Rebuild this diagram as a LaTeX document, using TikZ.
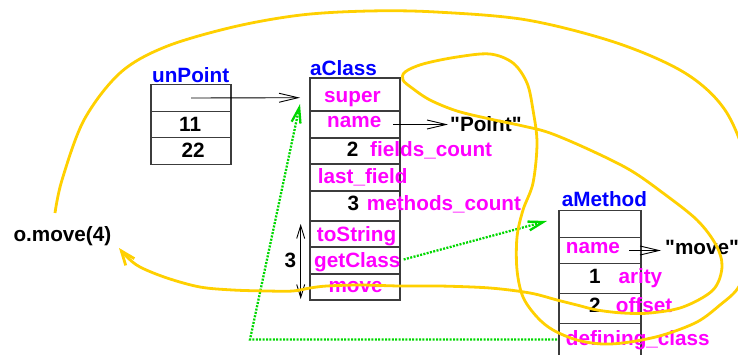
\documentclass[tikz,border=0pt]{standalone}
\usepackage{fontspec}
\setmainfont{Liberation Sans}[Ligatures=TeXOff]
\usetikzlibrary{arrows.meta}
\definecolor{fuchsia}{RGB}{255,0,255}
\definecolor{namebl}{RGB}{0,0,255}
\definecolor{ptrgreen}{RGB}{0,215,0}
\definecolor{gold}{RGB}{255,208,0}
\definecolor{frame}{RGB}{60,60,60}
\tikzset{
  cell/.style={draw=frame, line width=1.1pt, inner sep=0pt, outer sep=0pt},
  lbl/.style={inner sep=0pt, anchor=base west, font=\bfseries\fontsize{20.7}{24}\selectfont},
  fld/.style={lbl, text=fuchsia},
  obj/.style={lbl, text=namebl},
  val/.style={lbl, text=black},
  ref/.style={line width=0.9pt, -{Straight Barb[length=19pt,width=9pt]}},
  span/.style={line width=0.9pt, {Straight Barb[length=13pt,width=8pt]}-{Straight Barb[length=13pt,width=8pt]}},
  link/.style={ptrgreen, line width=2.3pt, dash pattern=on 2pt off 1.4pt, -{Straight Barb[length=15pt,width=9pt]}},
  flow/.style={gold, line width=2.8pt, -{Straight Barb[length=14pt,width=11pt]}},
}
\begin{document}
\begin{tikzpicture}[x=1pt,y=-1pt]
\useasboundingbox (0,0) rectangle (738,354);
\clip (0,0) rectangle (738,354);

% object unPoint
\node[cell, minimum width=80, minimum height=26.5] (up1) at (191,98) {};
\node[cell, minimum width=80, minimum height=26.5] (up2) at (191,124.5) {};
\node[cell, minimum width=80, minimum height=26.5] (up3) at (191,151) {};
\node[obj] (upname) at (152,82) {unPoint};
\node[val] (v11) at (179,131) {11};
\node[val] (v22) at (181.5,157.3) {22};

% class descriptor aClass
\node[cell, minimum width=90, minimum height=33] (ac1) at (355,94.5) {};
\node[cell, minimum width=90, minimum height=27] (ac2) at (355,124.5) {};
\node[cell, minimum width=90, minimum height=26] (ac3) at (355,151) {};
\node[cell, minimum width=90, minimum height=27] (ac4) at (355,177.5) {};
\node[cell, minimum width=90, minimum height=30] (ac5) at (355,206) {};
\node[cell, minimum width=90, minimum height=26] (ac6) at (355,234) {};
\node[cell, minimum width=90, minimum height=27] (ac7) at (355,260.5) {};
\node[cell, minimum width=90, minimum height=26] (ac8) at (355,287) {};
\node[obj] (acname) at (310,75.7) {aClass};
\node[fld] (super) at (324,102.7) {super};
\node[fld] (cname) at (327,127) {name};
\node[val] (pointstr) at (450,131) {"Point"};
\node[val] (n2) at (346.7,156.7) {2};
\node[fld] (fcount) at (370,156.7) {fields\_count};
\node[fld] (lfield) at (317.7,183) {last\_field};
\node[val] (n3) at (347.3,210.7) {3};
\node[fld] (mcount) at (366.7,210.7) {methods\_count};
\node[fld] (tostr) at (316.7,241.7) {toString};
\node[fld] (getcl) at (314,267.3) {getClass};
\node[fld] (mmove) at (328.3,292.7) {move};
\node[val] (nm3) at (284.3,267.3) {3};

% method descriptor aMethod
\node[cell, minimum width=82, minimum height=26.6] (am1) at (600,224) {};
\node[cell, minimum width=82, minimum height=26.4] (am2) at (600,250.5) {};
\node[cell, minimum width=82, minimum height=29.6] (am3) at (600,278.5) {};
\node[cell, minimum width=82, minimum height=30] (am4) at (600,308.3) {};
\node[cell, minimum width=82, minimum height=40] (am5) at (600,343.3) {};
\node[obj] (amname) at (561.7,206.7) {aMethod};
\node[fld] (mname) at (565.7,253.3) {name};
\node[val] (movestr) at (665,254) {"move"};
\node[val] (n1) at (589,283.3) {1};
\node[fld] (arity) at (618.3,283.3) {arity};
\node[val] (n2b) at (589,312.3) {2};
\node[fld] (offset) at (615.7,312.3) {offset};
\node[fld] (defcl) at (565.7,345) {defining\_class};

% call site
\node[val] (call) at (13.3,241) {o.move(4)};

% black references
\draw[ref] (up1.center) -- ([xshift=-10pt,yshift=-3.2pt]ac1.west);
\draw[ref] ([xshift=38pt]ac2.center) -- ([xshift=-2pt]pointstr.west |- ac2.center);
\draw[ref] ([xshift=29pt]am2.center) -- ([xshift=-4pt]movestr.west |- am2.center);
\coordinate (spantop) at (300.7,224);
\coordinate (spanbot) at (300.7,299);
\draw[span] (spantop) -- (spanbot);

% green pointers
\draw[link] ([xshift=3pt,yshift=2.5pt]getcl.east) -- ([xshift=-12pt,yshift=3pt]am1.west);
\coordinate (corner) at (250,339.5);
\draw[link] ([xshift=-2pt,yshift=3.8pt]am5.west) -- (corner) -- ([xshift=-10pt,yshift=-9.5pt]ac1.west);

% dispatch path of the call
\draw[flow, line join=round] plot[smooth, tension=0.55] coordinates {
 (55,213) (62,180) (84,120) (120,73) (165,47) (233,27) (301,15) (369,11)
 (436,12) (527,20) (617,43) (685,73) (725,110) (748,165) (755,215)
 (750,260) (738,288) (720,305) (697,322) (663,335) (630,342) (603,344)
 (577,340) (553,330) (537,317) (523,297) (517,270) (517,237) (523,210)
 (533,183) (537,143) (533,110) (527,83) (513,63) (490,54) (457,57)
 (423,64) (405,72) (403,80) (412,88) (430,100) (457,111) (490,119)
 (523,126) (550,133) (590,150) (630,170) (663,193) (697,220) (716,245)
 (722,267) (713,290) (683,307) (650,313) (623,313) (597,310) (577,305)
 (557,300) (530,293) (490,288) (440,286) (400,286) (360,285) (327,286)
 (310,288) (293,291) (267,291) (233,290) (200,287) (167,278) (140,267)
 (127,257) (119,248)};
\end{tikzpicture}
\end{document}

INSTRUCTION
Repeat the listing above exactly from its first line to the line containing "(v22) at (181.5,157.3)", both included, and omit the pictures.

RESULT OF THE EXERCISE
Rebuild this diagram as a LaTeX document, using TikZ.
\documentclass[tikz,border=0pt]{standalone}
\usepackage{fontspec}
\setmainfont{Liberation Sans}[Ligatures=TeXOff]
\usetikzlibrary{arrows.meta}
\definecolor{fuchsia}{RGB}{255,0,255}
\definecolor{namebl}{RGB}{0,0,255}
\definecolor{ptrgreen}{RGB}{0,215,0}
\definecolor{gold}{RGB}{255,208,0}
\definecolor{frame}{RGB}{60,60,60}
\tikzset{
  cell/.style={draw=frame, line width=1.1pt, inner sep=0pt, outer sep=0pt},
  lbl/.style={inner sep=0pt, anchor=base west, font=\bfseries\fontsize{20.7}{24}\selectfont},
  fld/.style={lbl, text=fuchsia},
  obj/.style={lbl, text=namebl},
  val/.style={lbl, text=black},
  ref/.style={line width=0.9pt, -{Straight Barb[length=19pt,width=9pt]}},
  span/.style={line width=0.9pt, {Straight Barb[length=13pt,width=8pt]}-{Straight Barb[length=13pt,width=8pt]}},
  link/.style={ptrgreen, line width=2.3pt, dash pattern=on 2pt off 1.4pt, -{Straight Barb[length=15pt,width=9pt]}},
  flow/.style={gold, line width=2.8pt, -{Straight Barb[length=14pt,width=11pt]}},
}
\begin{document}
\begin{tikzpicture}[x=1pt,y=-1pt]
\useasboundingbox (0,0) rectangle (738,354);
\clip (0,0) rectangle (738,354);

% object unPoint
\node[cell, minimum width=80, minimum height=26.5] (up1) at (191,98) {};
\node[cell, minimum width=80, minimum height=26.5] (up2) at (191,124.5) {};
\node[cell, minimum width=80, minimum height=26.5] (up3) at (191,151) {};
\node[obj] (upname) at (152,82) {unPoint};
\node[val] (v11) at (179,131) {11};
\node[val] (v22) at (181.5,157.3) {22};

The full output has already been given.